Infection and Inflammation

Coordinator: Prof. Dr. Trinad Chakraborty

Morbidity and mortality due to infection is strongly heritable in human populations and continues to be a major health problem worldwide. The “Infection and Inflammation Network” addresses the pathophysiology of innate and adaptive immune response in acute and chronic diseases of enormous socioeconomic impact. Our objective is to develop functional and comparative studies, initiated during the first funding period of the National Genome Research Network (NGFN-1), into a molecular understanding of the human inflammatory response system in health and disease, thereby improving diagnostic and therapeutic options.

The diseases addressed in the Network are sepsis, malaria, tuberculosis, gastrointestinal disorders, herpes viral infections, rheumatoid arthritis and spondyloarthropathies.

Genomics and proteomics technologies combined with insights derived from the biology of innate and adaptive immune responses and cellular signalling pathways are harnessed to examine the underlying pathologic mechanisms of morbid and lethal host reactions to infectious agents.

Molecular profiles of infection and diagnostic signatures of pathomechanisms induced by triggers of inflammatory diseases will allow us to define adaptive and maladaptive programs and assign novel functions and relationships to genes expressed during illness. A rich set of data for potential biomarkers will be available for disease progression and stratification. The patient cohorts and well-documented biobank repositories generated during NGFN-1 are invaluable resources for genetic screens and the detection of genetic polymorphisms that determine disease course and outcome. Murine models of infection and inflammation and their enormous potential for directed genetic studies provide an essential link to uncovering susceptibility genes, and provide information on the progression of disease, functional discovery and validation of genes contributing to these processes. Advances in genome biometrics will allow the linking of fundamental molecular and pathologic characteristics with clinical phenotype and genetics.
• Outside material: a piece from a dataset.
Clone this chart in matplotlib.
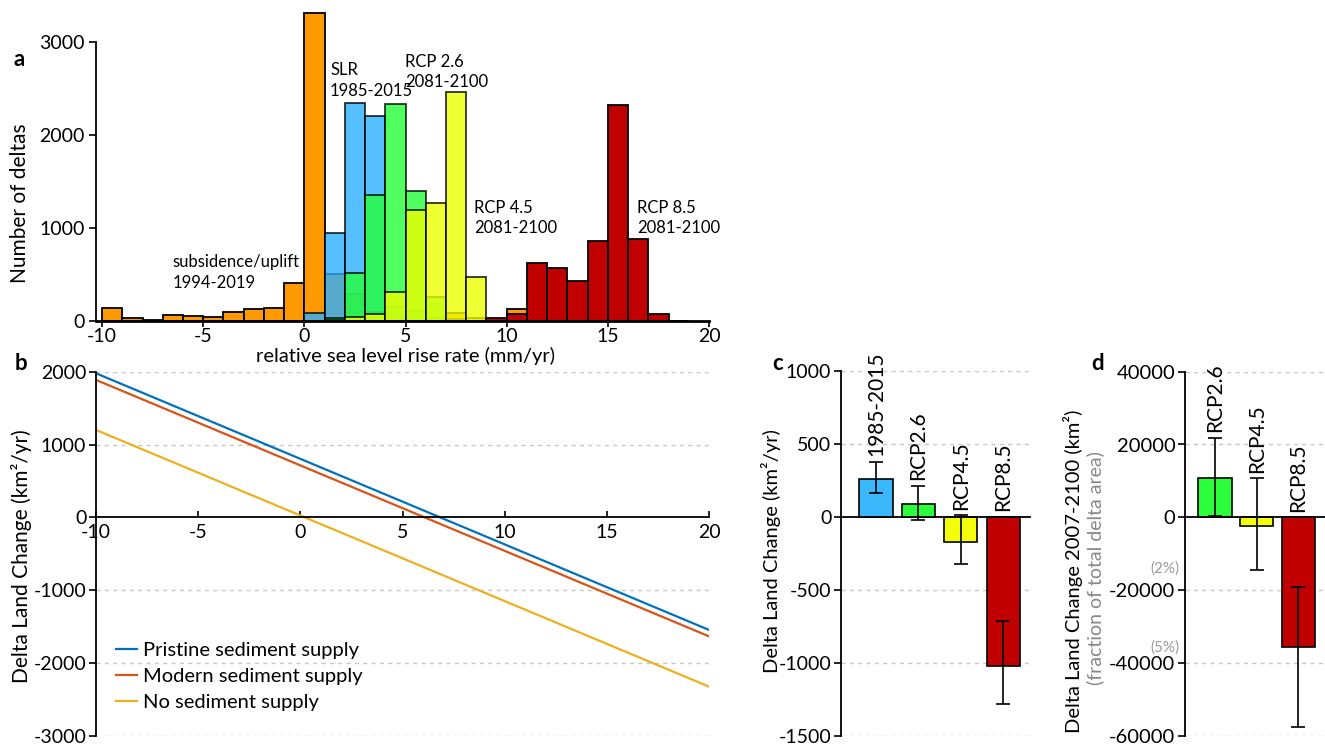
import numpy as np
import matplotlib
matplotlib.use("Agg")
import matplotlib.pyplot as plt

plt.rcParams['font.family'] = ['Lato', 'DejaVu Sans']
plt.rcParams['axes.unicode_minus'] = False

# ---------------- data ----------------
bin_left = np.arange(-10, 19)  # 1 mm/yr bins, left edges -10..18
subsidence = [137, 29, 8, 65, 54, 46, 100, 126, 143, 405, 3315, 505, 290, 100, 50, 40, 30, 83, 29, 10, 126,
              0, 0, 0, 0, 0, 0, 0, 0]
slr_1985 = [0, 0, 0, 0, 0, 0, 0, 0, 0, 0, 90, 950, 2347, 2207, 150, 110, 0, 0, 0, 0, 0,
            0, 0, 0, 0, 0, 0, 0, 0]
rcp26 = [0, 0, 0, 0, 0, 0, 0, 0, 0, 0, 0, 30, 513, 1355, 2330, 1401, 261, 20, 0, 0, 0,
         0, 0, 0, 0, 0, 0, 0, 0]
rcp45 = [0, 0, 0, 0, 0, 0, 0, 0, 0, 0, 0, 10, 46, 75, 315, 1194, 1274, 2459, 476, 5, 0,
         0, 0, 0, 0, 0, 0, 0, 0]
rcp85 = [0, 0, 0, 0, 0, 0, 0, 0, 0, 0, 0, 0, 0, 0, 0, 0, 0, 0, 0, 35, 75,
         620, 573, 433, 855, 2319, 877, 75, 5]

# panel b: linear relations (endpoints)
rslr_x = [-10, 20]
pristine = [1978, -1547]
modern = [1887, -1635]
no_sed = [1200, -2326]

# panel c
c_labels = ['1985-2015', 'RCP2.6', 'RCP4.5', 'RCP8.5']
c_vals = [256, 89, -173, -1022]
c_lo = [164, -23, -322, -1280]
c_hi = [377, 210, 10, -714]

# panel d
d_labels = ['RCP2.6', 'RCP4.5', 'RCP8.5']
d_vals = [10685, -2356, -35700]
d_lo = [274, -14603, -57616]
d_hi = [21836, 10685, -19178]
d_frac_vals = [-14137, -35890]
d_frac_labels = ['(2%)', '(5%)']

# ---------------- style ----------------
C_ORANGE = '#FF9900'
C_BLUE = '#2CAFFF'
C_GREEN = '#24FF38'
C_YELLOW = '#ECFF00'
C_RED = '#C00000'
GRID = '#C8C8C8'

W, H = 1325, 746
fig = plt.figure(figsize=(W / 100, H / 100), dpi=100)


def fx(px):
    return px / W


def fy(py):
    return 1 - py / H


# ---------------- panel a ----------------
axa = fig.add_axes([fx(96), fy(321), fx(613), (321 - 42) / H])
for vals, col, al in [(subsidence, C_ORANGE, 1.0), (slr_1985, C_BLUE, 0.8),
                      (rcp26, C_GREEN, 0.8), (rcp45, C_YELLOW, 0.8), (rcp85, C_RED, 1.0)]:
    axa.bar(bin_left, vals, width=1.0, align='edge', color=col, alpha=al,
            edgecolor='black', linewidth=1.3, clip_on=False)
axa.set_xlim(-10.3, 20)
axa.set_ylim(0, 3000)
axa.set_xticks([-10, -5, 0, 5, 10, 15, 20])
axa.set_xticklabels(['-10', '-5', '0', '5', '10', '15', '20'])
axa.set_yticks([0, 1000, 2000, 3000])
for s in ['top', 'right']:
    axa.spines[s].set_visible(False)
axa.spines['left'].set_linewidth(1.3)
axa.spines['bottom'].set_linewidth(2.0)
axa.tick_params(axis='y', labelsize=14, width=1.2, length=5, pad=3, direction='out')
axa.tick_params(axis='x', labelsize=14, width=1.2, length=4, pad=1, direction='out')

ann_kw = dict(fontsize=12, ha='left', va='center', linespacing=1.35)
axa.text(-6.51, 521, 'subsidence/uplift\n1994-2019', **ann_kw)
axa.text(1.27, 2586, 'SLR\n1985-2015', **ann_kw)
axa.text(4.99, 2677, 'RCP 2.6\n2081-2100', **ann_kw)
axa.text(8.39, 1108, 'RCP 4.5\n2081-2100', **ann_kw)
axa.text(16.46, 1108, 'RCP 8.5\n2081-2100', **ann_kw)

fig.text(fx(405), fy(356), 'relative sea level rise rate (mm/yr)', ha='center', va='center', fontsize=14.5)
fig.text(fx(20), fy(203), 'Number of deltas', rotation=90, ha='center', va='center', fontsize=15)
fig.text(fx(19), fy(60), 'a', ha='center', va='center', fontsize=16, fontweight='bold')

# ---------------- panel b ----------------
axb = fig.add_axes([fx(96), fy(735.7), fx(613), (735.7 - 371.7) / H])
l1, = axb.plot(rslr_x, pristine, color='#0072BD', lw=1.6)
l2, = axb.plot(rslr_x, modern, color='#D95319', lw=1.6)
l3, = axb.plot(rslr_x, no_sed, color='#EDB120', lw=1.6)
axb.set_xlim(-10, 20)
axb.set_ylim(-3000, 2000)
axb.set_yticks([-3000, -2000, -1000, 0, 1000, 2000])
axb.set_xticks([-10, -5, 0, 5, 10, 15, 20])
axb.set_xticklabels(['-10', '-5', '0', '5', '10', '15', '20'])
for yv in [-3000, -2000, -1000, 1000, 2000]:
    axb.axhline(yv, color=GRID, lw=1.0, ls=(0, (3, 3)), zorder=0)
for s in ['top', 'right']:
    axb.spines[s].set_visible(False)
axb.spines['bottom'].set_position(('data', 0))
axb.spines['bottom'].set_linewidth(1.3)
axb.spines['left'].set_linewidth(1.3)
axb.tick_params(axis='y', labelsize=14, width=1.2, length=5, direction='out', pad=2)
axb.tick_params(axis='x', labelsize=14, width=1.2, length=4, direction='in', pad=5)
leg = axb.legend([l1, l2, l3], ['Pristine sediment supply', 'Modern sediment supply', 'No sediment supply'],
                 loc='upper left', bbox_to_anchor=(fx(116), fy(642)), bbox_transform=fig.transFigure,
                 frameon=False, fontsize=14.5, handlelength=1.05, handletextpad=0.3,
                 labelspacing=0.45, borderpad=0, borderaxespad=0)
fig.text(fx(22), fy(556), 'Delta Land Change (km²/yr)', rotation=90, ha='center', va='center', fontsize=15)
fig.text(fx(21), fy(363), 'b', ha='center', va='center', fontsize=16, fontweight='bold')

# ---------------- panel c ----------------
axc = fig.add_axes([fx(841), fy(735.7), fx(189), (735.7 - 370.7) / H])
xc = np.arange(1, len(c_vals) + 1)
c_cols = ['#3BB8FB', '#2BFF3C', '#F2FF08', C_RED]
axc.bar(xc, c_vals, width=0.786, color=c_cols, edgecolor='black', linewidth=1.2, zorder=2)
yerr_c = [np.array(c_vals) - np.array(c_lo), np.array(c_hi) - np.array(c_vals)]
axc.errorbar(xc, c_vals, yerr=yerr_c, fmt='none', ecolor='black', elinewidth=1.2, capsize=5, capthick=1.2, zorder=3)
for x, lab, hi in zip(xc, c_labels, c_hi):
    axc.annotate(lab, xy=(x, max(hi, 0)), xytext=(0, 4), textcoords='offset points',
                 rotation=90, ha='center', va='bottom', fontsize=15)
axc.set_xlim(0.175, 4.632)
axc.set_ylim(-1500, 1000)
axc.set_yticks([-1500, -1000, -500, 0, 500, 1000])
axc.set_xticks([])
for yv in [-1500, -1000, -500, 500, 1000]:
    axc.axhline(yv, color=GRID, lw=1.0, ls=(0, (3, 3)), zorder=0)
for s in ['top', 'right']:
    axc.spines[s].set_visible(False)
axc.spines['bottom'].set_position(('data', 0))
axc.spines['bottom'].set_linewidth(1.3)
axc.spines['left'].set_linewidth(1.3)
axc.tick_params(axis='y', labelsize=14, width=1.2, length=5, direction='out', pad=2)
fig.text(fx(771), fy(551), 'Delta Land Change (km²/yr)', rotation=90, ha='center', va='center', fontsize=14.5)
fig.text(fx(778), fy(364), 'c', ha='center', va='center', fontsize=16, fontweight='bold')

# ---------------- panel d ----------------
axd = fig.add_axes([fx(1185), fy(735.7), fx(140), (735.7 - 371.7) / H])
xd = np.arange(1, len(d_vals) + 1)
d_cols = ['#2BFF3C', '#F2FF08', C_RED]
axd.bar(xd, d_vals, width=0.8, color=d_cols, edgecolor='black', linewidth=1.2, zorder=2)
yerr_d = [np.array(d_vals) - np.array(d_lo), np.array(d_hi) - np.array(d_vals)]
axd.errorbar(xd, d_vals, yerr=yerr_d, fmt='none', ecolor='black', elinewidth=1.2, capsize=5, capthick=1.2, zorder=3)
for x, lab, hi in zip(xd, d_labels, d_hi):
    axd.annotate(lab, xy=(x, max(hi, 0)), xytext=(0, 4), textcoords='offset points',
                 rotation=90, ha='center', va='bottom', fontsize=15)
axd.set_xlim(0.28, 3.64)
axd.set_ylim(-60000, 40000)
axd.set_yticks([-60000, -40000, -20000, 0, 20000, 40000])
axd.set_xticks([])
for yv in [-60000, -40000, -20000, 20000, 40000]:
    axd.axhline(yv, color=GRID, lw=1.0, ls=(0, (3, 3)), zorder=0)
for s in ['top', 'right']:
    axd.spines[s].set_visible(False)
axd.spines['bottom'].set_position(('data', 0))
axd.spines['bottom'].set_linewidth(1.3)
axd.spines['left'].set_linewidth(1.3)
axd.tick_params(axis='y', labelsize=14.5, width=1.2, length=5, direction='out', pad=2)
for yv, lab in zip(d_frac_vals, d_frac_labels):
    axd.annotate(lab, xy=(0, yv), xycoords=('axes fraction', 'data'), xytext=(-4, 0),
                 textcoords='offset points', ha='right', va='center', fontsize=11, color='#999999')
fig.text(fx(1073), fy(571), 'Delta Land Change 2007-2100 (km²)', rotation=90, ha='center', va='center', fontsize=14.5)
fig.text(fx(1095), fy(568), '(fraction of total delta area)', rotation=90, ha='center', va='center',
         fontsize=14, color='#888888')
fig.text(fx(1098), fy(364), 'd', ha='center', va='center', fontsize=16, fontweight='bold')

fig.savefig('out.png', dpi=100)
The Network has assembled scientific and clinical investigators of different backgrounds to address the complex biological problems posed in our proposal. It is our belief that the complexity can only be addressed by a highly cooperative, broad-based systems biology approach taking full advantage of power of genome research.

We believe that these efforts will have a wide range of benefits for the patient and will lead to business opportunities for industry.